Город был для нее открытием миллиона вещей, но вещизм не одолел ее. И в часы нашего с ней разговора жил в Нерке первый ее стих, написанный в голубой школьной тетрадке: «Пару крепких башмаков мне надо, — говорилось в нем, — хлеба краюху да возможность летать с облаками».
В другой раз мы встретились с Неркой летом, когда она приехала в город с темным загаром, овеянная ветрами тундры. В глазах ее появились мудрость и спокойствие гор, северных цветов и трав, медно-красного полярного солнца. Она рассказывала о красивом в ловле оленей ненце, который очень нравился ей, вела речь о будущем своем, чуме, под которым трава пахнет цветами. В ее сердце уже жила любовь.
— Я в тундре и умирать буду, — сказала она в этот раз, и я почувствовал в словах ее кремнистость.
О Нерке говорили, что сумасшедшая она, что зарыла свой талант в студеных снегах тундры. Нет, не зарыла, голосом, сердцем и совестью ее стала она. Тундра живою становится в ее слове, потому, что писательница-ненка пленительно точна в деталях. «На горе снег был чист, как детская ладошка, не расписан следами песцов и зайцев, и только в глуби кустов то и дело вился торопливый, ровный, как шов аккуратной женщины, стежок куропачьих следов». Или это вот: «Трава дышит. Придвинешься к ней щекой, а от нее тепло. Кто знает, что голубой ягель не любит руки? Возьмешь его, а он весь всколыхнется, начнет трепетать ветвистыми рожками и побледнеет».

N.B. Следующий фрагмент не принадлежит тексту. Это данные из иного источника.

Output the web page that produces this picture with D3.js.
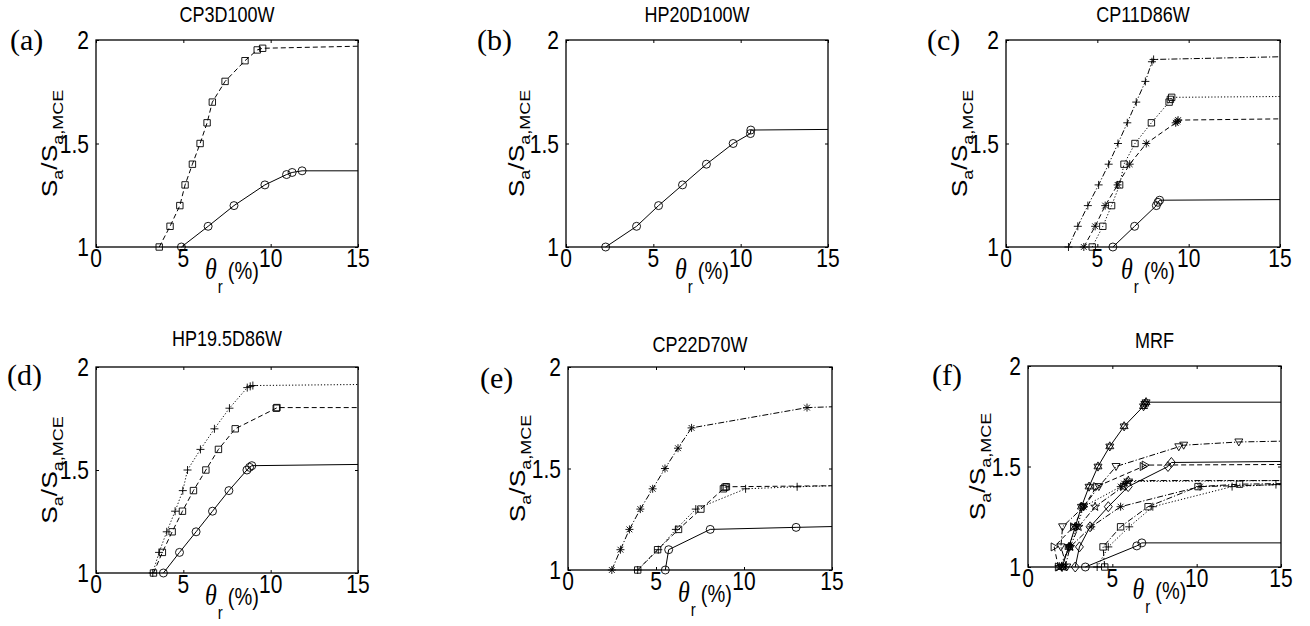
<!DOCTYPE html>
<html>
<head>
<meta charset="utf-8">
<script src="https://cdn.jsdelivr.net/npm/d3@7"></script>
<style>
  body { margin: 0; background: #fff; }
</style>
</head>
<body>
<div id="chart"></div>
<script>
// ---- data (theta_r %, Sa/Sa,MCE) ; last point of each series is the flat tail at theta = 15 ----
const titles = ["CP3D100W", "HP20D100W", "CP11D86W", "HP19.5D86W", "CP22D70W", "MRF"];
const tags = ["(a)", "(b)", "(c)", "(d)", "(e)", "(f)"];
const xTicks = [0, 5, 10, 15];
const yTicks = [1, 1.5, 2];
const yTickLabels = ["1", "1.5", "2"];

// (a)
const aSquare = [[3.62,1.0],[4.24,1.1],[4.80,1.2],[5.10,1.3],[5.52,1.4],[5.96,1.5],[6.36,1.6],[6.66,1.7],[7.39,1.8],[8.53,1.9],[9.23,1.952],[9.54,1.96],[15,1.97]];
const aCircle = [[4.89,1.0],[6.42,1.1],[7.90,1.2],[9.67,1.3],[10.91,1.35],[11.23,1.36],[11.80,1.368],[15,1.368]];
// (b)
const bCircle = [[2.27,1.0],[4.04,1.1],[5.30,1.2],[6.67,1.3],[8.04,1.4],[9.57,1.5],[10.56,1.548],[10.58,1.565],[15,1.568]];
// (c)
const cPlus = [[3.42,1.0],[3.93,1.1],[4.48,1.2],[5.07,1.3],[5.62,1.4],[6.13,1.5],[6.64,1.6],[7.13,1.7],[7.63,1.8],[7.99,1.895],[8.08,1.906],[15,1.919]];
const cSquare = [[4.72,1.0],[5.30,1.1],[5.78,1.2],[6.22,1.3],[6.46,1.4],[7.06,1.5],[7.96,1.6],[8.93,1.7],[9.00,1.713],[9.07,1.723],[15,1.727]];
const cStar = [[4.26,1.0],[4.88,1.1],[5.43,1.2],[6.11,1.3],[6.77,1.4],[7.68,1.5],[9.29,1.6],[9.37,1.606],[9.42,1.613],[15,1.619]];
const cCircle = [[5.85,1.0],[7.04,1.1],[8.23,1.2],[8.32,1.216],[8.41,1.226],[15,1.229]];
// (d)
const dPlus = [[3.25,1.0],[3.61,1.1],[4.05,1.2],[4.53,1.3],[4.97,1.4],[5.24,1.5],[5.98,1.6],[6.78,1.7],[7.64,1.8],[8.66,1.9],[8.83,1.906],[8.98,1.91],[15,1.915]];
const dSquare = [[3.29,1.0],[3.80,1.1],[4.36,1.2],[4.95,1.3],[5.58,1.4],[6.29,1.5],[7.01,1.6],[7.97,1.7],[10.32,1.8],[10.36,1.803],[15,1.803]];
const dCircle = [[3.86,1.0],[4.78,1.1],[5.73,1.2],[6.67,1.3],[7.61,1.4],[8.64,1.5],[8.79,1.513],[8.92,1.521],[15,1.527]];
// (e)
const eStar = [[2.49,1.0],[2.98,1.1],[3.49,1.2],[4.11,1.3],[4.81,1.4],[5.51,1.5],[6.25,1.6],[7.02,1.7],[13.58,1.8],[15,1.804]];
const ePlus = [[3.96,1.0],[5.13,1.1],[6.13,1.2],[7.26,1.3],[10.09,1.4],[13.02,1.41],[15,1.415]];
const eSquare = [[3.96,1.0],[5.09,1.1],[6.28,1.2],[7.55,1.3],[8.83,1.4],[8.92,1.408],[9.0,1.41],[15,1.415]];
const eCircle = [[5.53,1.0],[5.72,1.1],[8.08,1.2],[12.96,1.21],[15,1.214]];
// (f)
const fHexagram = [[2.02,1.0],[2.42,1.1],[2.8,1.2],[3.17,1.3],[3.62,1.4],[4.15,1.5],[4.85,1.6],[5.7,1.7],[6.85,1.8],[6.93,1.812],[7.0,1.82],[15,1.82]];
const fTriDown = [[2.3,1.0],[1.95,1.1],[2.05,1.2],[3.3,1.3],[4.2,1.4],[5.22,1.5],[8.94,1.598],[9.23,1.606],[12.5,1.622],[15,1.626]];
const fTriRight = [[1.8,1.0],[1.55,1.1],[2.7,1.2],[3.3,1.3],[4.07,1.4],[6.83,1.5],[6.95,1.507],[15,1.51]];
const fDiamond = [[2.8,1.0],[3.05,1.1],[3.68,1.2],[4.76,1.3],[5.94,1.4],[8.3,1.5],[8.5,1.52],[15,1.525]];
const fStarDot = [[2.0,1.0],[2.4,1.1],[2.9,1.2],[3.3,1.3],[5.5,1.4],[5.7,1.415],[5.85,1.425],[15,1.43]];
const fPentagram = [[1.85,1.0],[2.5,1.1],[3.0,1.2],[3.98,1.3],[5.65,1.4],[5.95,1.43],[15,1.43]];
const fStarLow = [[2.2,1.0],[2.5,1.1],[3.75,1.2],[5.49,1.3],[10.2,1.4],[15,1.41]];
const fSquare = [[4.55,1.0],[4.45,1.1],[5.49,1.2],[7.12,1.3],[10.08,1.4],[12.54,1.412],[15,1.415]];
const fPlus = [[4.1,1.0],[4.76,1.1],[6.0,1.2],[7.4,1.3],[12.1,1.4],[14.7,1.41],[15,1.41]];
const fCircle = [[3.4,1.0],[6.45,1.105],[6.75,1.12],[15,1.12]];

// series per panel: data, marker, line style
const panelSeries = [
  [[aSquare,'s','dash'],[aCircle,'o','solid']],
  [[bCircle,'o','solid']],
  [[cPlus,'+','dashdot'],[cSquare,'s','dot'],[cStar,'*','dash'],[cCircle,'o','solid']],
  [[dPlus,'+','dot'],[dSquare,'s','dash'],[dCircle,'o','solid']],
  [[eStar,'*','dashdot'],[ePlus,'+','dot'],[eSquare,'s','dash'],[eCircle,'o','solid']],
  [[fHexagram,'h','solid'],[fTriDown,'v','dashdot'],[fTriRight,'>','dash'],[fDiamond,'d','solid'],
   [fStarDot,'*','dot'],[fPentagram,'p','dashdot'],[fStarLow,'*','dashdot'],[fSquare,'s','dashdot'],
   [fPlus,'+','dot'],[fCircle,'o','solid']]
];

// layout (pixels)
const layout = [
  {x0: 96,   x1: 358,  y0: 40,  y1: 247, titleY: 22,  tagX: 10,  tagY: 50,  ylabDx: -39},
  {x0: 566,  x1: 828,  y0: 40,  y1: 247, titleY: 22,  tagX: 477, tagY: 50,  ylabDx: -42},
  {x0: 1006, x1: 1280, y0: 40,  y1: 247, titleY: 22,  tagX: 927, tagY: 50,  ylabDx: -39},
  {x0: 96,   x1: 358,  y0: 367, y1: 573, titleY: 346, tagX: 7,   tagY: 385, ylabDx: -39},
  {x0: 568,  x1: 832,  y0: 367, y1: 570, titleY: 352, tagX: 480, tagY: 388, ylabDx: -43},
  {x0: 1028, x1: 1281, y0: 366, y1: 567, titleY: 348, tagX: 932, tagY: 385, ylabDx: -43}
];

const dashes = {solid: null, dash: "5,3", dot: "1.2,2", dashdot: "6,2,1.2,2"};
const SY = 1.2;   // text in the source looks vertically stretched
const SANS = "'Liberation Sans', Arial, Helvetica, sans-serif";
const SERIF = "'Liberation Serif', 'Times New Roman', serif";

function starPath(n, ro, ri) {
  var p = [];
  for (var i = 0; i < 2 * n; i++) {
    var r = i % 2 ? ri : ro, a = -Math.PI / 2 + i * Math.PI / n;
    p.push([r * Math.cos(a), r * Math.sin(a)]);
  }
  return "M" + p.map(d => d[0].toFixed(2) + "," + d[1].toFixed(2)).join("L") + "Z";
}

function markerPath(t) {
  switch (t) {
    case 'o': return "M4,0A4,4 0 1,1 -4,0A4,4 0 1,1 4,0Z";
    case 's': return "M-3.2,-3.2H3.2V3.2H-3.2Z";
    case '+': return "M-4,0H4M0,-4V4";
    case '*': return "M-4,0H4M0,-4V4M-2.9,-2.9L2.9,2.9M-2.9,2.9L2.9,-2.9";
    case 'v': return "M-4,-3L4,-3L0,4Z";
    case '>': return "M-3,-4L4,0L-3,4Z";
    case 'd': return "M0,-5L4,0L0,5L-4,0Z";
    case 'p': return starPath(5, 4.6, 1.9);
    case 'h': return "M0,-4.6L4,2.3L-4,2.3Z M0,4.6L4,-2.3L-4,-2.3Z";
  }
}

var svg = d3.select("#chart").append("svg")
    .attr("width", 1310)
    .attr("height", 626);

svg.append("rect").attr("width", 1310).attr("height", 626).attr("fill", "#fff");

function stretched(g, x, y) {
  return g.append("g").attr("transform", `translate(${x},${y}) scale(1,${SY})`);
}

layout.forEach(function(L, i) {
  var g = svg.append("g").attr("class", "panel");

  var x = d3.scaleLinear().domain([0, 15]).range([L.x0, L.x1]);
  var y = d3.scaleLinear().domain([1, 2]).range([L.y1, L.y0]);

  // inward ticks on all four sides
  var axes = [
    [d3.axisBottom(x).tickValues(xTicks), `translate(0,${L.y1})`],
    [d3.axisTop(x).tickValues(xTicks), `translate(0,${L.y0})`],
    [d3.axisLeft(y).tickValues(yTicks), `translate(${L.x0},0)`],
    [d3.axisRight(y).tickValues(yTicks), `translate(${L.x1},0)`]
  ];
  axes.forEach(function(a) {
    var ag = g.append("g").attr("transform", a[1])
        .call(a[0].tickSize(-3).tickFormat(""));
    ag.select(".domain").remove();
    ag.selectAll("line").attr("stroke", "#000").attr("stroke-width", 1);
  });

  // series
  var line = d3.line().x(d => x(d[0])).y(d => y(d[1]));
  panelSeries[i].forEach(function(s) {
    g.append("path")
      .attr("d", line(s[0]))
      .attr("fill", "none")
      .attr("stroke", "#000")
      .attr("stroke-width", 1)
      .attr("stroke-dasharray", dashes[s[2]]);
    g.selectAll(null)
      .data(s[0].slice(0, -1))
      .enter().append("path")
      .attr("d", markerPath(s[1]))
      .attr("transform", d => `translate(${x(d[0])},${y(d[1])})`)
      .attr("fill", "none")
      .attr("stroke", "#000")
      .attr("stroke-width", 0.9);
  });

  // box
  g.append("rect")
    .attr("x", L.x0).attr("y", L.y0)
    .attr("width", L.x1 - L.x0).attr("height", L.y1 - L.y0)
    .attr("fill", "none").attr("stroke", "#000").attr("stroke-width", 1.3);

  // tick labels
  xTicks.forEach(function(v) {
    stretched(g, x(v), L.y1 + 20).append("text")
      .text(v).attr("text-anchor", "middle")
      .attr("font-family", SANS).attr("font-size", 21);
  });
  yTicks.forEach(function(v, k) {
    stretched(g, L.x0 - 7, y(v) + 9).append("text")
      .text(yTickLabels[k]).attr("text-anchor", "end")
      .attr("font-family", SANS).attr("font-size", 21);
  });

  // title
  stretched(g, (L.x0 + L.x1) / 2, L.titleY).append("text")
    .text(titles[i]).attr("text-anchor", "middle")
    .attr("font-family", SANS).attr("font-size", 18);

  // panel tag
  g.append("text")
    .attr("x", L.tagX).attr("y", L.tagY)
    .text(tags[i])
    .attr("font-family", SERIF).attr("font-size", 30);

  // x label: theta_r (%)
  var xl = stretched(g, (L.x0 + L.x1) / 2 - 22, L.y1 + 32).append("text")
      .attr("font-family", SANS).attr("font-size", 20);
  xl.append("tspan").text("θ").attr("font-family", SERIF).attr("font-style", "italic").attr("font-size", 24);
  xl.append("tspan").text("r").attr("font-size", 15).attr("dy", 12).attr("dx", 1);
  xl.append("tspan").text("(%)").attr("dy", -12).attr("dx", 5);

  // y label: Sa/Sa,MCE
  var yl = g.append("g")
      .attr("transform", `translate(${L.x0 + L.ylabDx},${(L.y0 + L.y1) / 2}) scale(1,${SY}) rotate(-90)`)
      .append("text")
      .attr("text-anchor", "middle")
      .attr("font-family", SANS).attr("font-size", 22);
  yl.append("tspan").text("S");
  yl.append("tspan").text("a").attr("font-size", 15).attr("dy", 6);
  yl.append("tspan").text("/S").attr("dy", -6);
  yl.append("tspan").text("a,MCE").attr("font-size", 15).attr("dy", 6);
});
</script>
</body>
</html>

Наступила зима. Когда слышу известия радио о буранах и метелях на Севере, вижу мысленно стадо белых оленей, Нерку в малице, как идет она от одной семьи к другой по стойбищу, собирая всех в «красный чум». И старики поют в нем древние ненецкие песни- плачи яробцы, а она записывает на магнитофон память народа и седую историю, а для молодежи потом ставит пленку с современными ритмами и заканчивает вечер «концертом Чайковского» или проникновенным разговором о будущем, о том, какими должны быть люди завтра. Может быть, слышат молодые ненцы пушкинскую мысль о людях с высокой душой от Нерки, слова, которые сияют в ее собственной душе, как волшебный кристалл: «Они мирят человека с человечеством, как мирит природа человечество с его судьбою».